Static and dynamic mechanical properties measurement of micro-nano metal thin film using cantilever beam deflection

• Main Authors: Peng-Chih Chen, 陳朋馳
• Other Authors: 林明澤
• Format: Others
• Language: zh-TW
• Online Access: http://ndltd.ncl.edu.tw/handle/85056673008780622955

碩士 === 國立中興大學 === 精密工程學系所 === 98 === Microelectromechanical systems (MEMS) technologies are developing rapidly with increasing study of the design, fabrication and commercialization of microscale systems and devices. Continued growth of Microsystems technologies requires still further miniaturization, with a corresponding need to understand how length scales affect static and dynamic mechanical behavior of all the components. Accurate knowledge on the static and dynamic mechanical behaviors of thin film materials used for MEMS is important for successful design and development of MEMS. Here, a new technique for studying the mechanical behavior of thin metal films is presented.

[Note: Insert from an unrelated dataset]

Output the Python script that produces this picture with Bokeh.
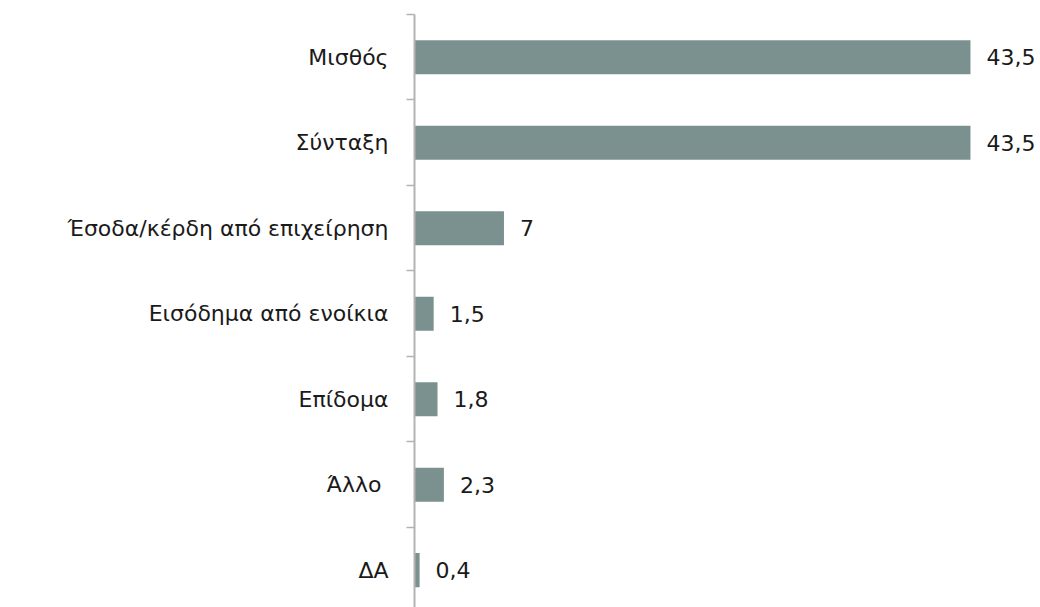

The test specimen was designed to deposit on a novel triangle shape “paddle” beam in order to provide uniform plane strain distribution. Standard clean room processing was used to prepare the sample. The sample dimensions are 20mm × 20mm, using a silicon substrate. The length of the triangular beam from the fixed end to the free end connected to the paddle plate is 3mm. The area of the paddle plate is 25mm2. The thickness of the silicon wafer is 250μm. The thickness of the cantilever beam is 40μm after etching. Sputter deposition was used to deposit the metal conduct layer onto the bottom surface. The tested thin film on the top surface can then be measured for its static and dynamic mechanical properties. The measurement system is custom design and the system set-up is design to measure beam deflection by either capacitance or a laser point reflection inside the vacuum chamber. It consists of the position sensor measurement and the deflection electrode. The measurement is made using a capacitance plate mounted on the PC board on top or a laser point reflected from the paddle plate surface into a position sensing detector (PSD). The static testing on the modulus measurements of Al thin films with different thickness was presented. The dynamic properties of Al thin film were also studied using the dynamic frequency response of the paddle structure generated by electrostatic force under different vacuum pressure were also demonstrated.